In Chronicles 28:9, David says, “And Solomon, my son, learn to know the God of your ancestors intimately. Worship and serve Him with your whole heart and a willing mind. For the Lord sees every heart and knows every plan and thought. If you seek Him, you will find Him. But if you forsake Him, He will reject you forever.” (NLT)
David then prays over Solomon in 1 Chronicles 29:19, “And give my son Solomon the wholehearted devotion to keep your commands, statutes and decrees and to do everything to build the palatial structure for which I have provided.”
From David’s example, there was no doubt by Solomon that God was great and worthy of the highest honor. David instilled in Solomon faith, wonder and awe of God. Does everything we do demonstrate to our children that God is worthy of honor?
“You have no rival, You have no equal, now and forever God You reign” sings in the background.
The second question that it brings up for me on Proverbs 24:10, where it says, ““If you falter [waver, hesitate, give up, fail] in time of trouble [stress, difficulty, pressure], how small is your strength!” is whose strength am I leaning into?
A little earlier, Proverbs 24:5 says, “The wise prevail through great power, and those who have knowledge muster their strength.”
Some years ago, I was feeling overwhelmed and like I did not have the strength I needed for the battle. I was sitting in a prayer room and talking to God about how overwhelmed I felt when the people leading the prayer started singing about His power being limitless. As I saw those words come across the screen it suddenly dawned on me: We have unlimited strength in Him. We are never tapped out. I was just leaning into my own strength rather than His.
Psalm 29:11 says, “The Lord will give strength to His people; the Lord will bless His people with peace.”
Psalm 68:35 proclaims, “The God of Israel is He who gives strength and power to His people. Blessed be God!”
And Psalm 84:5,7 tells us, “Blessed is the man whose strength is in you… They go from strength to strength, each one appears before God in Zion” (Psalm 84:5,7)
Finally, as I can proclaim as well from this situation I walked through where I felt tapped out, “In the day when I cried out, You answered me, and made me bold with a strength in my soul” (Psalm 138:3).
God is faithful. When we have trouble or stress, we can always count on the Lord to meet us when we cry out to Him. He is not going to give us the strength to accomplish something that is outside of His will, Like Saul from the Bible who wanted to rule the kingdom in his own way, but when we say yes to His plans, He will make the way and give us the strength we need. He is faithful, in our weaknesses and failings.

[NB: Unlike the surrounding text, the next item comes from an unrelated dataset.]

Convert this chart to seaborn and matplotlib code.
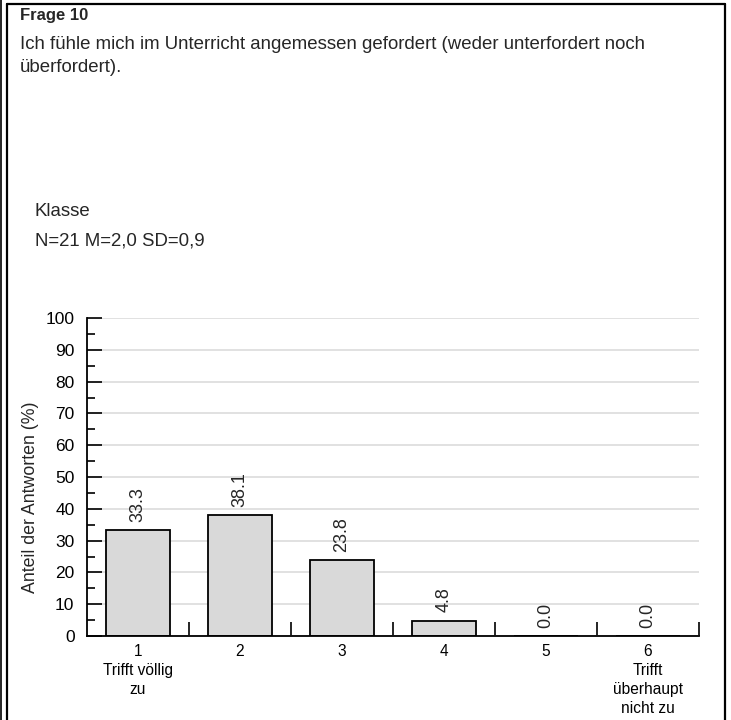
import matplotlib
matplotlib.use('Agg')
import matplotlib.pyplot as plt
import seaborn as sns
import pandas as pd
from matplotlib.lines import Line2D
from matplotlib.ticker import MultipleLocator, FixedLocator

# ---- data ----
categories = ['1', '2', '3', '4', '5', '6']
tick_labels = ['1\nTrifft völlig\nzu', '2', '3', '4', '5', '6\nTrifft\nüberhaupt\nnicht zu']
values = [33.3, 38.1, 23.8, 4.8, 0.0, 0.0]
title = 'Frage 10'
question = 'Ich fühle mich im Unterricht angemessen gefordert (weder unterfordert noch\nüberfordert).'
group = 'Klasse'
stats = 'N=21 M=2,0 SD=0,9'
ylabel = 'Anteil der Antworten (%)'

sns.set_theme(style='white')
plt.rcParams['font.family'] = ['Liberation Sans', 'DejaVu Sans']

W, H = 731, 720
fig = plt.figure(figsize=(W / 100, H / 100), dpi=100)


def fx(px):
    return px / W


def fy(py):
    return 1 - py / H


# frame
fig.add_artist(Line2D([fx(7), fx(7)], [fy(4), 0], transform=fig.transFigure, color='black', lw=1.6))
fig.add_artist(Line2D([fx(7), fx(725)], [fy(4), fy(4)], transform=fig.transFigure, color='black', lw=1.6))
fig.add_artist(Line2D([fx(725), fx(725)], [fy(4), 0], transform=fig.transFigure, color='black', lw=1.6))
fig.add_artist(Line2D([fx(1), fx(1)], [1, 0], transform=fig.transFigure, color='black', lw=1.2))

# texts
fig.text(fx(20), fy(8), title, fontsize=12, fontweight='bold', va='top', ha='left')
fig.text(fx(20), fy(36), question, fontsize=13.4, va='top', ha='left', linespacing=1.5)
fig.text(fx(35), fy(203), group, fontsize=13.4, va='top', ha='left')
fig.text(fx(35), fy(233), stats, fontsize=13.4, va='top', ha='left')

ax = fig.add_axes([fx(87), fy(636), fx(699) - fx(87), fy(318) - fy(636)])
df = pd.DataFrame({'cat': categories, 'val': values})
sns.barplot(data=df, x='cat', y='val', color='#d9d9d9', saturation=1, edgecolor='black',
            linewidth=1.3, width=0.63, ax=ax, errorbar=None)

ax.set_xlim(-0.5, 5.5)
ax.set_ylim(0, 100)
ax.set_xlabel('')
ax.set_ylabel(ylabel, fontsize=12.8)
ax.yaxis.set_label_coords(-0.078, 0.435)

for s in ['top', 'right']:
    ax.spines[s].set_visible(False)
for s in ['left', 'bottom']:
    ax.spines[s].set_color('black')
    ax.spines[s].set_linewidth(1.3)

ax.yaxis.set_major_locator(MultipleLocator(10))
ax.yaxis.set_minor_locator(MultipleLocator(5))
ax.tick_params(axis='y', which='major', direction='in', length=11, width=1.2, color='black',
               labelsize=12.5, pad=9, left=True, labelcolor='black')
ax.tick_params(axis='y', which='minor', direction='in', length=5.5, width=1.2, color='black', left=True)

ax.set_xticks(range(len(categories)))
ax.set_xticklabels(tick_labels, linespacing=1.32)
ax.xaxis.set_minor_locator(FixedLocator([i + 0.5 for i in range(len(categories))]))
ax.tick_params(axis='x', which='major', length=0, labelsize=11.2, pad=6, labelcolor='black')
ax.tick_params(axis='x', which='minor', direction='in', length=10, width=1.2, color='black', bottom=True)

ax.yaxis.grid(True, which='major', color='#dcdcdc', lw=1.2)
ax.xaxis.grid(False)
ax.set_axisbelow(True)

for c in ax.containers:
    ax.bar_label(c, fmt='%.1f', rotation=90, padding=6, fontsize=13)

fig.savefig('out.png', dpi=100)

God will not only give us His strength but He can be such an encourager. I will have a really bad day at work and get in my car to go home and the song plays on the radio, “I know there's gonna be some brighter days.” Before I know it, I am wrapped up in His love and letting go of all the disappointment. The more we lean into Him, the more strength that we have.
What can sometimes trip me up is when I lean into trying to console myself for feeling weak by distractions. Rather than lean into God, I lean into shopping or eating. I lean into trying to get relief from the voices and stress rather than hear the voice that calms the storm. While this happens much less frequently than it used to, it still happens on occasion.
Lord, let Your voice be the one that we hear above the winds and the waves. Give us discernment on other voices that would try to get us off course. We are so grateful for Your hand in our lives and Your still small voice that calls us out of chaos and into the more You have for us.